Hi all - we're (finally!) building out lifecycle tracking for customers in Salesforce after the initial close.
We're starting off fairly broad since we have quite a bit to go with our SFDC build-out, but curious where customer stage design has gone well / been problematic for others that we can learn from.
Here's how we're thinking about it so far:
- Deliver: implementation (3-6 months) against SOW + first QBR
- Adopt: target 90-day program to drive value. Exit criteria include hitting baselines for customer health + complete set of stakeholder engagement activities.

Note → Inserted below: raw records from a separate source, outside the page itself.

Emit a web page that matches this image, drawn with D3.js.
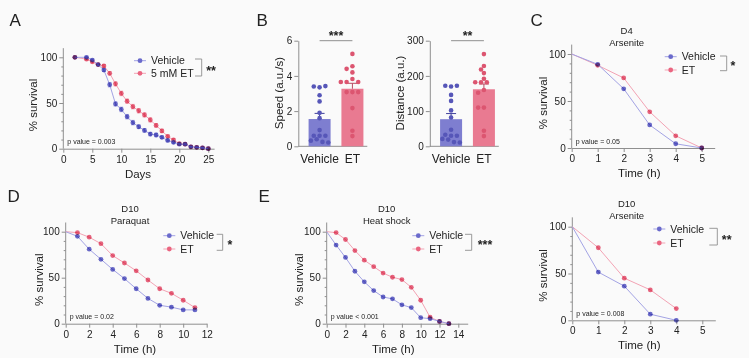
<!DOCTYPE html>
<html><head><meta charset="utf-8">
<script src="https://cdn.jsdelivr.net/npm/d3@7"></script>
<style>
body{margin:0;background:#fafafa;}
svg{display:block;font-family:"Liberation Sans",Arial,Helvetica,sans-serif;}
</style></head><body>
<svg id="chart" width="749" height="358"></svg>
<script>
// ---------------- DATA ----------------
// Panel A: lifespan
const aDays = [2,4,5,6,7,8,9,10,11,12,13,14,15,16,17,18,19,20,21,22,23,24,25];
const aVehicle = [100,100,97,92,86,70,49,43,35,28.5,24,20,16,15,12.5,9,7,5,5,2,1.5,1,0];
const aVehicleSem = [0,1,1,1,1.5,2.5,2.5,2.5,2.5,2.5,2,2,2,2,1.5,1.5,1.5,1,1,0.5,0.5,0.5,0];
const aET = [100,98,95,92,90.5,82.5,71,60.5,52,46,41.5,37,31.5,25.5,19.5,13.5,9.5,5.5,5,2,1.5,1,0];
const aETSem = [0,1,1,1,1.5,2,2.5,2.5,2.5,2.5,2.5,2.5,2.5,2,2,1.5,1.5,1,1,0.5,0.5,0.5,0];
const aTicks = [0,5,10,15,20,25];
const legendNamesA = ["Vehicle","5 mM ET"];

// Panel B: locomotion
const groups = ["Vehicle","ET"];
const speedMean = [1.55,3.27];
const speedSem = [0.32,0.31];
const speedVehicle = [3.35,3.4,3.42,2.9,2.55,1.9,1.6,0.92,0.6,0.6,0.6,0.4,0.25,0.32,0.22];
const speedET = [5.25,4.55,4.4,4.2,3.82,3.65,3.65,3.65,3.08,3.08,3.08,2.17,0.88,0.58];
const speedTicks = [0,2,4,6];
const distMean = [77,162];
const distSem = [16,15];
const distVehicle = [170,172,172,146,129,102,82,47,30,33,30,19,12,21,11];
const distET = [262,228,218,208,192,182,182,182,160,152,110,110,44,29];
const distTicks = [0,100,200,300];

// Panel C: D4 Arsenite
const cTime = [0,1,2,3,4,5];
const cVehicle = [100,89,63,24.5,4.5,0];
const cET = [100,88,74.5,38.5,13,0];
const cTicks = [0,1,2,3,4,5];

// Panel D: D10 Paraquat
const dTime = [0,1,2,3,4,5,6,7,8,9,10,11];
const dVehicle = [100,95,81,70,59,49,38,27.5,20,18,15,15];
const dET = [100,99,94,87,74,66,57.5,47.5,38,33,25.5,17.5];
const dTicks = [0,2,4,6,8,10,12];

// Panel E: D10 Heat shock
const eTime = [0,1,2,3,4,5,6,7,8,9,10,11,12,13];
const eVehicle = [100,85.5,72,57,45.5,36,29,27,20.5,17.5,6.5,5.5,2.5,0];
const eET = [100,99,91.5,79.5,69,62,55,50.5,48,39.5,25.5,7,2.5,0];
const eTicks = [0,2,4,6,8,10,12,14];

// Panel F: D10 Arsenite
const fTime = [0,1,2,3,4];
const fVehicle = [100,51.5,36.5,6.5,0];
const fET = [100,77.5,45,32.5,12.5];
const fTicks = [0,1,2,3,4,5];
const legendNames = ["Vehicle","ET"];

// ---------------- STYLE ----------------
const C = {
  blueDot:"#6a6acb", redDot:"#ea6580", blueLine:"#a3a3e4", redLine:"#f3a3b4",
  axis:"#8f8f8f", text:"#222",
  blueBar:"#7e7ed0", redBar:"#e97a91", blueBarDot:"#5656b8", redBarDot:"#dc5570",
  blueErr:"#3f3f9a", redErr:"#b84a62"
};
const fmt = d3.format("d");
const svg = d3.select("#chart");

function styleAxis(sel, fs){
  sel.select(".domain").attr("stroke",C.axis).attr("stroke-width",1);
  sel.selectAll(".tick line").attr("stroke",C.axis);
  sel.selectAll(".tick text").attr("fill",C.text).attr("font-size",fs||10);
}
function txt(x,y,s,opt){
  opt=opt||{};
  const t = svg.append("text").attr("x",x).attr("y",y).text(s)
    .attr("font-size",opt.fs||11).attr("fill",opt.fill||C.text)
    .attr("text-anchor",opt.anchor||"start");
  if(opt.weight) t.attr("font-weight",opt.weight);
  if(opt.rotate){ t.attr("transform",`rotate(-90,${x},${y})`).attr("dy","0.35em"); }
  return t;
}

function survival(cfg){
  const g = svg.append("g");
  const x = d3.scaleLinear().domain(cfg.xDomain).range(cfg.xRange);
  const y = d3.scaleLinear().domain([0,100]).range([cfg.y0,cfg.y100]);
  const yTop = y(110);
  const ya = g.append("g").attr("transform",`translate(${cfg.xRange[0]},0)`)
    .call(d3.axisLeft(y).tickValues([0,50,100]).tickFormat(fmt).tickSize(4).tickSizeOuter(0).tickPadding(2));
  ya.select(".domain").attr("d",`M0,${cfg.y0}V${yTop}`);
  styleAxis(ya);
  const ym = g.append("g").attr("transform",`translate(${cfg.xRange[0]},0)`)
    .call(d3.axisLeft(y).tickValues([10,20,30,40,60,70,80,90]).tickSize(2).tickFormat(""));
  ym.select(".domain").remove();
  ym.selectAll(".tick line").attr("stroke",C.axis);
  const xa = g.append("g").attr("transform",`translate(0,${cfg.y0})`)
    .call(d3.axisBottom(x).tickValues(cfg.xTicks).tickFormat(fmt).tickSize(4).tickSizeOuter(0).tickPadding(3));
  styleAxis(xa);
  txt(cfg.xRange[0]-cfg.yLabOff,(cfg.y0+cfg.y100)/2+2,"% survival",{fs:11.5,anchor:"middle",rotate:true});
  txt((cfg.xLabX),cfg.y0+29,cfg.xLabel,{fs:11.5,anchor:"middle"});
  if(cfg.title){
    txt(cfg.titleX,cfg.y100-20,cfg.title[0],{fs:9.5,anchor:"middle"});
    txt(cfg.titleX,cfg.y100-8,cfg.title[1],{fs:9.5,anchor:"middle"});
  }
  txt(cfg.xRange[0]+4,cfg.y0-4.5,cfg.pText,{fs:7});
  const series = [
    {t:cfg.t, v:cfg.et, sem:cfg.etSem, dot:C.redDot, line:C.redLine},
    {t:cfg.t, v:cfg.veh, sem:cfg.vehSem, dot:C.blueDot, line:C.blueLine}
  ];
  series.forEach(s=>{
    const pts = s.v.map((v,i)=>({t:s.t[i],v,sem:s.sem?s.sem[i]:0}));
    g.append("path").datum(pts)
      .attr("d",d3.line().x(d=>x(d.t)).y(d=>y(d.v)))
      .attr("fill","none").attr("stroke",s.line).attr("stroke-width",1);
    if(s.sem){
      g.selectAll(null).data(pts.filter(d=>d.sem>0)).enter().append("path")
        .attr("d",d=>`M${x(d.t)},${y(d.v-d.sem)}V${y(d.v+d.sem)}M${x(d.t)-1.8},${y(d.v-d.sem)}H${x(d.t)+1.8}M${x(d.t)-1.8},${y(d.v+d.sem)}H${x(d.t)+1.8}`)
        .attr("stroke",s.line).attr("stroke-width",0.8).attr("fill","none");
    }
    g.selectAll(null).data(pts.filter(d=>d.t>0)).enter().append("circle")
      .attr("cx",d=>x(d.t)).attr("cy",d=>y(d.v)).attr("r",2.4)
      .attr("fill",s.dot).style("mix-blend-mode","multiply");
  });
  const L = cfg.legend;
  [[C.blueDot,C.blueLine,cfg.names[0],L.y1],[C.redDot,C.redLine,cfg.names[1],L.y2]].forEach(([dc,lc,name,yy])=>{
    g.append("line").attr("x1",L.x-6).attr("x2",L.x+6).attr("y1",yy).attr("y2",yy).attr("stroke",lc);
    g.append("circle").attr("cx",L.x).attr("cy",yy).attr("r",2.4).attr("fill",dc);
    txt(L.x+11,yy+3.6,name,{fs:10.5});
  });
  g.append("path").attr("d",`M${L.bx1},${L.by1}H${L.bx2}V${L.by2}H${L.bx1}`)
    .attr("fill","none").attr("stroke",C.axis).attr("stroke-width",0.9);
  txt(L.sx,(L.by1+L.by2)/2+7,L.stars,{fs:12.5,anchor:"middle",weight:"bold"});
}

txt(9.5,25.5,"A",{fs:17});
txt(256.5,25.5,"B",{fs:17});
txt(530.5,25.5,"C",{fs:17});
txt(7.5,201.5,"D",{fs:17});
txt(258.5,201.5,"E",{fs:17});

survival({xDomain:[0,26],xRange:[63.3,214.1],y0:148.7,y100:57.3,xTicks:aTicks,
  t:aDays,veh:aVehicle,vehSem:aVehicleSem,et:aET,etSem:aETSem,
  xLabel:"Days",xLabX:138,yLabOff:30,pText:"p value = 0.003",names:legendNamesA,
  legend:{x:140,y1:60.7,y2:73.3,bx1:195,bx2:201.7,by1:59,by2:76,sx:211,stars:"**"}});

survival({xDomain:[0,5.5],xRange:[571.7,714.7],y0:148,y100:54,xTicks:cTicks,
  t:cTime,veh:cVehicle,et:cET,title:["D4","Arsenite"],titleX:626.7,
  xLabel:"Time (h)",xLabX:639.3,yLabOff:28.5,pText:"p value = 0.05",names:legendNames,
  legend:{x:670.7,y1:56.7,y2:70,bx1:720,bx2:726.7,by1:56,by2:70.7,sx:733,stars:"*"}});

survival({xDomain:[0,12],xRange:[65.7,206.7],y0:323.7,y100:231.7,xTicks:dTicks,
  t:dTime,veh:dVehicle,et:dET,title:["D10","Paraquat"],titleX:130,
  xLabel:"Time (h)",xLabX:135,yLabOff:26.5,pText:"p value = 0.02",names:legendNames,
  legend:{x:169.3,y1:235.7,y2:249,bx1:216.7,bx2:222.7,by1:234.3,by2:250.3,sx:230,stars:"*"}});

survival({xDomain:[0,15],xRange:[326.7,467.7],y0:323.7,y100:231.7,xTicks:eTicks,
  t:eTime,veh:eVehicle,et:eET,title:["D10","Heat shock"],titleX:386.7,
  xLabel:"Time (h)",xLabX:393.3,yLabOff:27.5,pText:"p value < 0.001",names:legendNames,
  legend:{x:418.3,y1:235.7,y2:249,bx1:465,bx2:471.7,by1:234.3,by2:250.3,sx:485,stars:"***"}});

survival({xDomain:[0,5.5],xRange:[572.3,715.3],y0:320.3,y100:226.7,xTicks:fTicks,
  t:fTime,veh:fVehicle,et:fET,title:["D10","Arsenite"],titleX:626.7,
  xLabel:"Time (h)",xLabX:639.3,yLabOff:29,pText:"p value = 0.008",names:legendNames,
  legend:{x:659.3,y1:229,y2:243,bx1:709.3,bx2:717.3,by1:228.3,by2:245,sx:726.7,stars:"**"}});

// ---------------- Panel B (bar + dots) ----------------
function swarm(values, yScale, r){
  const placed=[], step=2.9, minD=4.3;
  return values.map(v=>{
    const yy=yScale(v); let off=0;
    for(let k=0;k<30;k++){
      const cand = k===0?0:(k%2?-1:1)*Math.ceil(k/2)*step;
      if(placed.every(p=>Math.hypot(p.x-cand,p.y-yy)>=minD)){off=cand;break;}
    }
    placed.push({x:off,y:yy});
    return {v,x:off,y:yy};
  });
}
function barPanel(cfg){
  const g = svg.append("g");
  const x = d3.scaleBand().domain(groups).range([cfg.ax+4.7,cfg.ax+70.7]).paddingInner(0.33).paddingOuter(0.17);
  const y = d3.scaleLinear().domain(cfg.yDomain).range([146.3,40.7]);
  const ya = g.append("g").attr("transform",`translate(${cfg.ax},0)`)
    .call(d3.axisLeft(y).tickValues(cfg.ticks).tickFormat(fmt).tickSize(4).tickSizeOuter(0).tickPadding(2));
  styleAxis(ya);
  g.append("line").attr("x1",cfg.ax).attr("x2",cfg.ax+69).attr("y1",146.3).attr("y2",146.3).attr("stroke",C.axis);
  groups.forEach(grp=>{
    g.append("text").attr("x",x(grp)+x.bandwidth()/2).attr("y",162.5).attr("text-anchor","middle")
      .attr("font-size",12).attr("fill",C.text).text(grp);
  });
  const cols=[[C.blueBar,C.blueBarDot,C.blueErr],[C.redBar,C.redBarDot,C.redErr]];
  [cfg.veh,cfg.et].forEach((vals,i)=>{
    const grp=groups[i], cx=x(grp)+x.bandwidth()/2;
    g.append("rect").attr("x",x(grp)).attr("width",x.bandwidth())
      .attr("y",y(cfg.mean[i])).attr("height",y(0)-y(cfg.mean[i])).attr("fill",cols[i][0]);
    const ye=y(cfg.mean[i]+cfg.sem[i]);
    g.append("path").attr("d",`M${cx},${y(cfg.mean[i])}V${ye}M${cx-5},${ye}H${cx+5}`)
      .attr("stroke",cols[i][2]).attr("stroke-width",1).attr("fill","none");
    g.selectAll(null).data(swarm(vals,y,2.3)).enter().append("circle")
      .attr("cx",d=>cx+d.x).attr("cy",d=>d.y).attr("r",2.3).attr("fill",cols[i][1]);
  });
  const c1=x(groups[0])+x.bandwidth()/2, c2=x(groups[1])+x.bandwidth()/2;
  g.append("line").attr("x1",c1).attr("x2",c2).attr("y1",40.7).attr("y2",40.7).attr("stroke",C.axis);
  txt((c1+c2)/2,40,cfg.stars,{fs:12.5,anchor:"middle",weight:"bold"});
  txt(cfg.ax-cfg.labOff,93,cfg.label,{fs:11.5,anchor:"middle",rotate:true});
}
barPanel({ax:298.3,yDomain:[0,6],ticks:speedTicks,veh:speedVehicle,et:speedET,
  mean:speedMean,sem:speedSem,stars:"***",label:"Speed (a.u./s)",labOff:19.5});
barPanel({ax:429.8,yDomain:[0,300],ticks:distTicks,veh:distVehicle,et:distET,
  mean:distMean,sem:distSem,stars:"**",label:"Distance (a.u.)",labOff:29.5});
</script>
</body></html>
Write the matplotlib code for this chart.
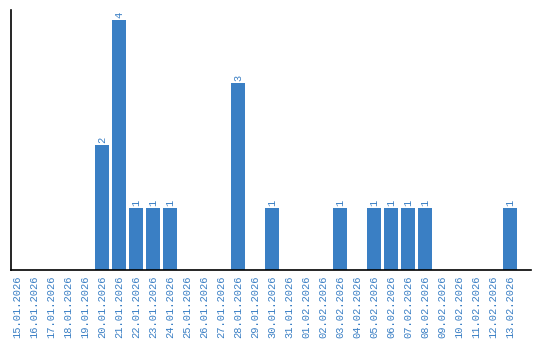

- Optimize: lots of variability here at the moment. We have multi-year contracts, so assuming delivery and adoption go to plan, we could be in this stage for ~2+ years. We plan to monitor customer health + define key activities throughout (and expansion opps can be opened in parallel), but any challenges you foresee with this long of a stage? Does it lose it's meaning?
- Contract: negotiate order form terms with business and/or procurement depending on customer type.
A bit about our customers/contract cycles:
- Working with financial services primarily
- Initial contract term typically is 3-5 years
- Legacy contracts had auto-renewals so the renewal event wasn't much of an event, but with new customers, we're moving to a model where new order forms will be written up for subsequent periods
- I think this will be beneficial for securing multi-year renewals, but curious if others have had issues with this leading to churn
- Switching costs are high so customers would have to be prepared in advance, but that doesn't mean there's no risk
Borrowing from this post on dashboards (
Customer Success Leadership Community), we're thinking we can get more granular with renewal stages (initiated, proposed, negotiating, etc.), but maybe there's a better way to incorporate that in the overall stages?
Look forward to hearing how others are tackling this!